Diego Luna has put a deeply personal migration story at the center of his latest film, and he is using it to confront the fear and ignorance that still define how many immigrants get treated.
Reports indicate Luna directs and co-wrote Ashes, a family drama about a young woman who leaves Mexico with her younger brother to reunite with their mother in Spain. The story draws clear emotional force from Luna’s own connection to Mexico and from the movement of families across borders, a subject that remains intensely political as well as profoundly intimate. Rather than frame migration as an abstract debate, the film appears to focus on what separation, hope and survival look like inside one family.
“It’s based on ignorance and selfishness.”
That line, attributed to Luna in discussing prejudice against immigrants, cuts to the heart of the argument surrounding the film.

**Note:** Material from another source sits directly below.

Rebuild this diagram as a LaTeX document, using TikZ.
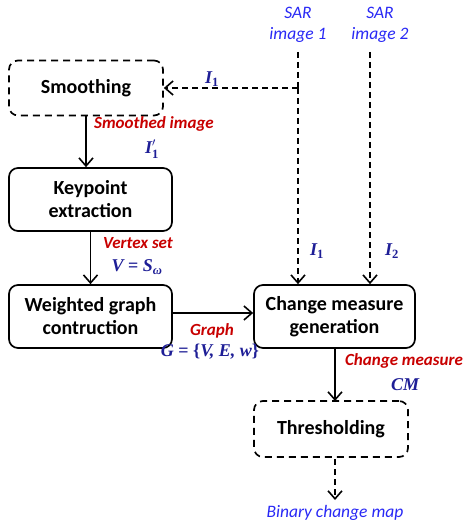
\documentclass[tikz,border=0pt]{standalone}
\usepackage{amsmath}
\usepackage{fontspec}
\setmainfont{Carlito}
\newfontfamily\mfont{Liberation Serif}
\usetikzlibrary{arrows.meta}
\definecolor{sarblue}{RGB}{40,40,245}
\definecolor{mathblue}{RGB}{30,30,150}
\definecolor{lblred}{RGB}{200,0,0}
\newcommand\up[1]{\text{\upshape #1}}
\tikzset{
  procbox/.style={draw, line width=1.7pt, rounded corners=9pt, align=center, font=\fontsize{20}{23}\selectfont\bfseries},
  dashbox/.style={procbox, dash pattern=on 7pt off 5pt},
  conn/.style={line width=1.8pt, -{Straight Barb[length=8pt,width=14pt,line width=1.6pt]}},
  dconn/.style={conn, dash pattern=on 6pt off 4pt},
  dline/.style={line width=1.8pt, dash pattern=on 6pt off 4pt},
  redlbl/.style={text=lblred, font=\fontsize{17}{19}\selectfont\bfseries\itshape},
  bluelbl/.style={text=sarblue, font=\fontsize{17.5}{21}\selectfont\itshape, align=center},
  mathlbl/.style={text=mathblue, font=\mfont\fontsize{18}{20}\selectfont\bfseries\itshape},
}
\begin{document}
\begin{tikzpicture}[x=1pt,y=-1pt]
\useasboundingbox (0,0) rectangle (466,521);
\node[dashbox, minimum width=154pt, minimum height=55pt] (smooth) at (86,88) {Smoothing};
\node[procbox, minimum width=163pt, minimum height=63pt] (key) at (90.5,199.5) {Keypoint\\extraction};
\node[procbox, minimum width=163pt, minimum height=63pt] (wgc) at (90.5,316.5) {Weighted graph\\contruction};
\node[procbox, minimum width=161pt, minimum height=63pt] (cmg) at (334.5,316.5) {Change measure\\generation};
\node[dashbox, minimum width=154pt, minimum height=56pt] (thr) at (331,429) {Thresholding};

\node[bluelbl] (sar1) at (298,25) {SAR\\image 1};
\node[bluelbl] (sar2) at (380,25) {SAR\\image 2};
\coordinate (s1top) at (298,52);
\coordinate (s2top) at (370,52);
\coordinate (branch) at (298,88);
\coordinate (out) at (335,500);
\node[bluelbl] (bcm) at (335,513) {Binary change map};

\draw[dline] (s1top) -- (branch);
\draw[dconn] (branch) -- (smooth.east);
\draw[dconn] (branch) -- (branch |- cmg.north);
\draw[dconn] (s2top) -- (s2top |- cmg.north);
\draw[conn] (smooth.south) -- (smooth.south |- key.north);
\draw[conn] (key.south) -- (wgc.north);
\draw[conn] (wgc.east |- 0,313) -- (cmg.west |- 0,313);
\draw[conn] (335,348) -- (335,401);
\draw[dconn] (335,459) -- (out);

\node[mathlbl] (i1a) at (212,79) {$\text{I}_{\up{1}}$};
\node[redlbl] (sml) at (154,124) {Smoothed image};
\node[mathlbl] (i1p) at (152,149) {$\text{I}_{\up{1}}^{\prime}$};
\node[redlbl] (vsl) at (138,243) {Vertex set};
\node[mathlbl] (vsm) at (137,267) {V \up{=} S$_{\text{ω}}$};
\node[mathlbl] (i1b) at (317,251) {$\text{I}_{\up{1}}$};
\node[mathlbl] (i2b) at (392,251) {$\text{I}_{\up{2}}$};
\node[redlbl] (grl) at (212,331) {Graph};
\node[mathlbl] (grm) at (210,352) {G \up{=} \up{\{}V, E, w\up{\}}};
\node[redlbl] (cml) at (404,361) {Change measure};
\node[mathlbl] (cmm) at (405,385) {CM};
\end{tikzpicture}
\end{document}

He does not describe anti-immigrant sentiment as a misunderstanding that will simply fade on its own. He identifies it as a choice, shaped by fear and narrowed by self-interest. In that sense, Ashes looks positioned not only as a drama about displacement, but also as a challenge to audiences who consume migration stories from a distance without facing the human stakes.
Key Facts
- Diego Luna directs and co-wrote the family drama Ashes.
- The film follows a young woman who leaves Mexico with her younger brother to reunite with their mother in Spain.
- Luna has described the project as deeply personal.
- He also voiced concern about anti-immigrant prejudice and the future of movies.
Luna’s comments also stretch beyond one film. Sources suggest he expressed anxiety about where cinema is headed at a moment when the industry faces cultural fragmentation, economic pressure and rapidly changing viewing habits. That concern gives Ashes extra weight. A personal, border-crossing family drama stands as a reminder that movies still carry unique power when they invite viewers into lives they might otherwise ignore. Luna appears to argue, by both word and work, that film matters most when it resists simplification.
What happens next will matter on two fronts: how audiences respond to Ashes as a human story, and whether voices like Luna’s can keep urgent social realities in the cinematic conversation. Migration, identity and belonging will not fade from public life, and neither will the fight over who gets seen with empathy. If Ashes lands the way its premise suggests, it could become part of that larger argument about what movies should do now: connect people before politics divides them again.